Diversos outros interessantes assuntos são narrados nesse livro. O mais impressionante em Tempo nublado no céu da boca é o poder de síntese que Cleyton Cabral conseguiu fazer, entretanto, mesmo que a proposta de fato tenha sido essa, de escrever pouco e objetivamente, seria mais interessante se o autor explorasse melhor alguns temas. Isso não quer dizer que o livro não é bem escrito, de maneira alguma, mas parece que ali é apenas um embrião de algo muito maior, de um talento em construção que está sendo trabalhado para chegar em níveis mais altos artisticamente. De qualquer forma, é possível perceber que Cleyton Cabral já tem um universo próprio, em fase de amadurecimento estético. Contudo, os contos, ou micronarrativas, do jeito que estão publicados, se aproximam bastante do universo teatral, uma das formações do autor, que já teve trabalhos encenados no Recife. Talvez isso possa justificar essa opção por textos diretos. Sem dúvida um jovem e promissor escritor.

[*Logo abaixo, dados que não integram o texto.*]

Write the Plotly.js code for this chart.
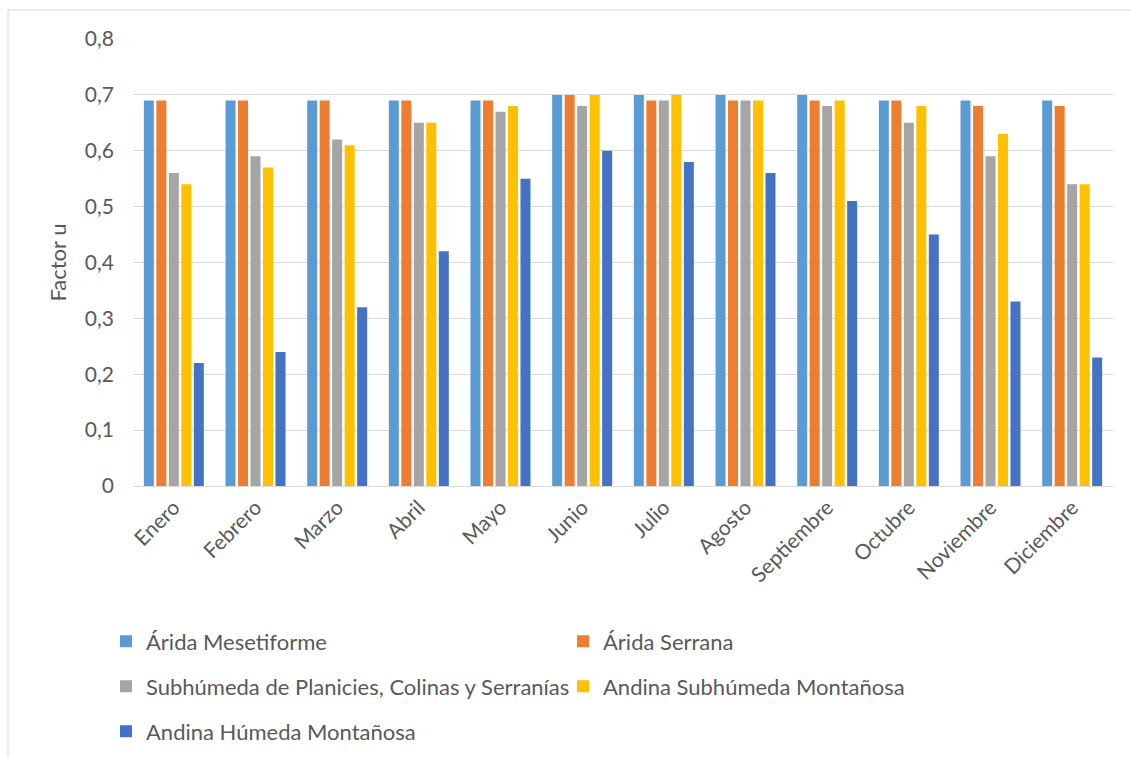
<!DOCTYPE html>
<html>
<head>
<meta charset="utf-8">
<script src="https://cdn.plot.ly/plotly-3.0.1.min.js"></script>
<style>
  html, body { margin: 0; padding: 0; background: #ffffff; }
  #chart { width: 1131px; height: 758px; }
</style>
</head>
<body>
<div id="chart"></div>
<script>
// Monthly factor u per region
const months = ['Enero', 'Febrero', 'Marzo', 'Abril', 'Mayo', 'Junio', 'Julio',
                'Agosto', 'Septiembre', 'Octubre', 'Noviembre', 'Diciembre'];

const aridaMesetiforme = [0.69, 0.69, 0.69, 0.69, 0.69, 0.70, 0.70, 0.70, 0.70, 0.69, 0.69, 0.69];
const aridaSerrana     = [0.69, 0.69, 0.69, 0.69, 0.69, 0.70, 0.69, 0.69, 0.69, 0.69, 0.68, 0.68];
const subhumedaPCS     = [0.56, 0.59, 0.62, 0.65, 0.67, 0.68, 0.69, 0.69, 0.68, 0.65, 0.59, 0.54];
const andinaSubhumeda  = [0.54, 0.57, 0.61, 0.65, 0.68, 0.70, 0.70, 0.69, 0.69, 0.68, 0.63, 0.54];
const andinaHumeda     = [0.22, 0.24, 0.32, 0.42, 0.55, 0.60, 0.58, 0.56, 0.51, 0.45, 0.33, 0.23];

const seriesNames = ['Árida Mesetiforme', 'Árida Serrana',
                     'Subhúmeda de Planicies, Colinas y Serranías',
                     'Andina Subhúmeda Montañosa', 'Andina Húmeda Montañosa'];
const seriesValues = [aridaMesetiforme, aridaSerrana, subhumedaPCS, andinaSubhumeda, andinaHumeda];
const seriesColors = ['#5B9BD5', '#ED7D31', '#A5A5A5', '#FFC000', '#4472C4'];
const seriesLegend = ['legend', 'legend', 'legend2', 'legend2', 'legend3'];

const W = 1131, H = 758;
const M = { l: 133, r: 18, t: 39, b: 272 };
const plotW = W - M.l - M.r;
const plotH = H - M.t - M.b;

// pixel -> paper / container helpers
const px = x => (x - M.l) / plotW;
const py = y => (H - M.b - y) / plotH;
const cx = x => x / W;
const cy = y => 1 - y / H;

const FONT = 'Lato, "Liberation Sans", sans-serif';
const TXT = '#595959';

const traces = seriesNames.map((name, i) => ({
  type: 'bar',
  name: name,
  x: months,
  y: seriesValues[i],
  marker: { color: seriesColors[i] },
  legend: seriesLegend[i],
  hoverinfo: 'x+y+name'
}));

const legendBase = {
  orientation: 'h',
  xref: 'container',
  yref: 'container',
  xanchor: 'left',
  yanchor: 'middle',
  x: cx(106),
  font: { family: FONT, size: 22, color: TXT },
  bgcolor: 'rgba(0,0,0,0)',
  itemwidth: 30,
  entrywidth: 412,
  entrywidthmode: 'pixels',
  traceorder: 'normal',
  itemclick: false,
  itemdoubleclick: false
};

const layout = {
  width: W,
  height: H,
  margin: M,
  paper_bgcolor: '#ffffff',
  plot_bgcolor: '#ffffff',
  font: { family: FONT, color: TXT },
  barmode: 'group',
  bargap: 0.235,
  bargroupgap: 0.2,
  xaxis: {
    type: 'category',
    tickangle: -45,
    tickfont: { family: FONT, size: 21, color: TXT },
    showgrid: false,
    showline: true,
    linecolor: '#D9D9D9',
    linewidth: 1,
    ticks: '',
    fixedrange: true
  },
  yaxis: {
    range: [0, 0.8],
    dtick: 0.1,
    tick0: 0,
    showgrid: true,
    gridcolor: '#D9D9D9',
    gridwidth: 1,
    zeroline: false,
    showline: false,
    ticks: '',
    ticklabelstandoff: 18,
    tickfont: { family: FONT, size: 21, color: TXT },
    title: { text: 'Factor u', font: { family: FONT, size: 22, color: TXT }, standoff: 12 },
    fixedrange: true
  },
  separators: ',.',
  showlegend: true,
  legend:  Object.assign({}, legendBase, { y: cy(641.5) }),
  legend2: Object.assign({}, legendBase, { y: cy(686.5) }),
  legend3: Object.assign({}, legendBase, { y: cy(731.5) }),
  shapes: [
    // chart frame
    { type: 'rect', xref: 'paper', yref: 'paper',
      x0: px(8), x1: px(1140), y0: py(770), y1: py(10),
      line: { color: '#D9D9D9', width: 1 }, fillcolor: 'rgba(0,0,0,0)', layer: 'below' }
  ]
};

Plotly.newPlot('chart', traces, layout, { displayModeBar: false, staticPlot: true });
</script>
</body>
</html>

Já em Um homem burro morreu, de Rafael Sperling, que lançou também em 2011 o primeiro livro, Festa na usina nuclear, a
sensação é de um livro mais trabalhado, com todas as ideias construídas com maestria. Na abertura já é apresentado o curioso texto Caetano Veloso se prepara para atravessar uma rua do Leblon. “Caetano Veloso se prepara para atravessar uma rua do Leblon. Ele está na beira da rua, concentrado, olhando os carros. A rua possui muitos carros, todos passando em alta velocidade, que podem atropelá-lo ou destruí-lo(…)(…)Ele chega ao o outro lado da rua em segurança. Ele comemora a travessia segura. – Como você se sente após ter atravessado a rua, Caetano Veloso? – Eu estou muito feliz”. Sperling brinca com uma “notícia” veiculada em site de fofoca com esse mesmo título, e ironiza o tipo de informação inútil. Ao todo são 27 textos ficcionais, que vão apresentando toda a banalidade do mundo, como o homem que tem a vida direcionada por livros de autoajuda do tipo “Manual prático para comprar pão em padaria”, “Técnica e arte de fazer pipoca”, Manual Técnico e Abrição de Portas”, tão na moda hoje em dia. São narrativas, ainda que bastante visuais, de muito experimentalismo, o que pode afastar o leitor comum.
Ambos os autores têm a mesma idade, 29 anos, e uma afinidade muito grande através da arte que produzem, mesmo que essa igualdade não seja proposital. Os problemas sociais do Brasil, nesse caso, faz parte das histórias contadas nos livros dos dois escritores, sob um olhar único e bastante pessoal. Na medida em que as páginas vão sendo viradas a percepção é de grande insatisfação com o mundo de hoje, principalmente o lado urbano, ainda que trabalhadas por um aspecto irônico e de bastante sarcasmo, de uma forma quase humorística. É bom saber que os escritores brasileiros contemporâneos, de um modo geral, se preocupam com essas questões, mesmo sem ser panfletário, até porque não precisa. A obra de arte está aí para isso, mostrar o lado bonito das coisas, mas também ironizar assuntos aparentemente banais e outros mais sérios, colocando todos nos mesmos níveis de importância, como acontece na vida real. Cleyton Cabral e Rafael Sperling fazem parte de uma geração muito interessante, que sabem da força que a literatura tem e por isso mesmo não abrem mão de falar das coisas que o incomodam.